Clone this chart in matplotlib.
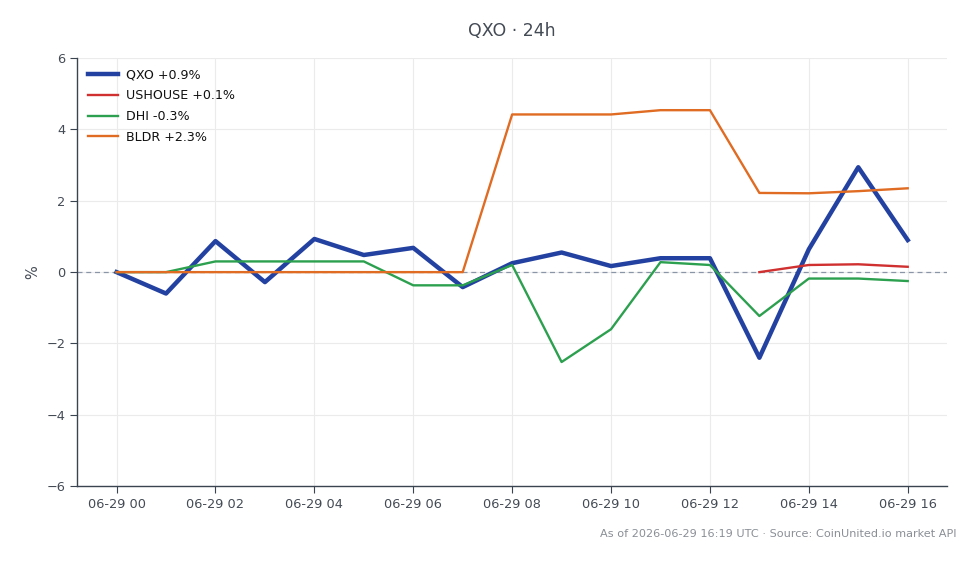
import matplotlib
matplotlib.use("Agg")
import matplotlib.pyplot as plt
import numpy as np

hours = list(range(17))
tick_hours = [0, 2, 4, 6, 8, 10, 12, 14, 16]
tick_labels = ["06-29 00", "06-29 02", "06-29 04", "06-29 06", "06-29 08",
               "06-29 10", "06-29 12", "06-29 14", "06-29 16"]

qxo = [0.0, -0.6, 0.87, -0.28, 0.93, 0.48, 0.68, -0.42, 0.25, 0.55, 0.17,
       0.39, 0.39, -2.4, 0.64, 2.94, 0.9]
ushouse = [np.nan] * 13 + [0.0, 0.2, 0.22, 0.15]
dhi = [0.0, 0.0, 0.3, 0.3, 0.3, 0.3, -0.37, -0.37, 0.2, -2.52, -1.6,
       0.28, 0.2, -1.23, -0.18, -0.18, -0.25]
bldr = [0.0, 0.0, 0.0, 0.0, 0.0, 0.0, 0.0, 0.0, 4.42, 4.42, 4.42,
        4.54, 4.54, 2.22, 2.21, 2.27, 2.35]

series = [
    ("QXO +0.9%", qxo, "#2341a0", 3.2),
    ("USHOUSE +0.1%", ushouse, "#d03030", 1.7),
    ("DHI -0.3%", dhi, "#2ca04f", 1.7),
    ("BLDR +2.3%", bldr, "#e06b22", 1.7),
]

text_color = "#444b55"
fig = plt.figure(figsize=(9.8, 5.64), dpi=100)
ax = fig.add_axes([0.0786, 0.138, 0.888, 0.759])

for label, vals, color, lw in series:
    ax.plot(hours, vals, color=color, lw=lw, label=label, zorder=3)

ax.axhline(0, color="#8a96a8", lw=0.9, ls=(0, (4, 3)), zorder=2)

ax.set_ylim(-6, 6)
ax.set_yticks([-6, -4, -2, 0, 2, 4, 6])
ax.set_yticklabels(["\u22126", "\u22124", "\u22122", "0", "2", "4", "6"])
ax.set_xticks(tick_hours)
ax.set_xticklabels(tick_labels)
ax.margins(x=0.05)
ax.grid(True, color="#ebebeb", lw=0.8, zorder=0)
ax.set_axisbelow(True)
for s in ["top", "right"]:
    ax.spines[s].set_visible(False)
for s in ["left", "bottom"]:
    ax.spines[s].set_color("#3a4350")
    ax.spines[s].set_linewidth(1.0)
ax.tick_params(colors=text_color, labelsize=9.3, length=5, color="#3a4350")
ax.set_ylabel("%", color=text_color, fontsize=10.5, labelpad=4)

ax.set_title("QXO \u00b7 24h", color=text_color, fontsize=12.5, pad=16)

leg = ax.legend(loc="upper left", frameon=False, fontsize=9.1,
                handlelength=2.4, handletextpad=0.6, labelspacing=0.6,
                borderaxespad=0.45)
for t in leg.get_texts():
    t.set_color("#111111")

fig.text(0.976, 0.054, "As of 2026-06-29 16:19 UTC \u00b7 Source: CoinUnited.io market API",
         ha="right", va="center", fontsize=8.15, color="#8a8f96")

fig.savefig("out.png", dpi=100)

Written exercise: All of the lines above should be printed exactly, minus the pictures.

Correct result:
Clone this chart in matplotlib.
import matplotlib
matplotlib.use("Agg")
import matplotlib.pyplot as plt
import numpy as np

hours = list(range(17))
tick_hours = [0, 2, 4, 6, 8, 10, 12, 14, 16]
tick_labels = ["06-29 00", "06-29 02", "06-29 04", "06-29 06", "06-29 08",
               "06-29 10", "06-29 12", "06-29 14", "06-29 16"]

qxo = [0.0, -0.6, 0.87, -0.28, 0.93, 0.48, 0.68, -0.42, 0.25, 0.55, 0.17,
       0.39, 0.39, -2.4, 0.64, 2.94, 0.9]
ushouse = [np.nan] * 13 + [0.0, 0.2, 0.22, 0.15]
dhi = [0.0, 0.0, 0.3, 0.3, 0.3, 0.3, -0.37, -0.37, 0.2, -2.52, -1.6,
       0.28, 0.2, -1.23, -0.18, -0.18, -0.25]
bldr = [0.0, 0.0, 0.0, 0.0, 0.0, 0.0, 0.0, 0.0, 4.42, 4.42, 4.42,
        4.54, 4.54, 2.22, 2.21, 2.27, 2.35]

series = [
    ("QXO +0.9%", qxo, "#2341a0", 3.2),
    ("USHOUSE +0.1%", ushouse, "#d03030", 1.7),
    ("DHI -0.3%", dhi, "#2ca04f", 1.7),
    ("BLDR +2.3%", bldr, "#e06b22", 1.7),
]

text_color = "#444b55"
fig = plt.figure(figsize=(9.8, 5.64), dpi=100)
ax = fig.add_axes([0.0786, 0.138, 0.888, 0.759])

for label, vals, color, lw in series:
    ax.plot(hours, vals, color=color, lw=lw, label=label, zorder=3)

ax.axhline(0, color="#8a96a8", lw=0.9, ls=(0, (4, 3)), zorder=2)

ax.set_ylim(-6, 6)
ax.set_yticks([-6, -4, -2, 0, 2, 4, 6])
ax.set_yticklabels(["\u22126", "\u22124", "\u22122", "0", "2", "4", "6"])
ax.set_xticks(tick_hours)
ax.set_xticklabels(tick_labels)
ax.margins(x=0.05)
ax.grid(True, color="#ebebeb", lw=0.8, zorder=0)
ax.set_axisbelow(True)
for s in ["top", "right"]:
    ax.spines[s].set_visible(False)
for s in ["left", "bottom"]:
    ax.spines[s].set_color("#3a4350")
    ax.spines[s].set_linewidth(1.0)
ax.tick_params(colors=text_color, labelsize=9.3, length=5, color="#3a4350")
ax.set_ylabel("%", color=text_color, fontsize=10.5, labelpad=4)

ax.set_title("QXO \u00b7 24h", color=text_color, fontsize=12.5, pad=16)

leg = ax.legend(loc="upper left", frameon=False, fontsize=9.1,
                handlelength=2.4, handletextpad=0.6, labelspacing=0.6,
                borderaxespad=0.45)
for t in leg.get_texts():
    t.set_color("#111111")

fig.text(0.976, 0.054, "As of 2026-06-29 16:19 UTC \u00b7 Source: CoinUnited.io market API",
         ha="right", va="center", fontsize=8.15, color="#8a8f96")

fig.savefig("out.png", dpi=100)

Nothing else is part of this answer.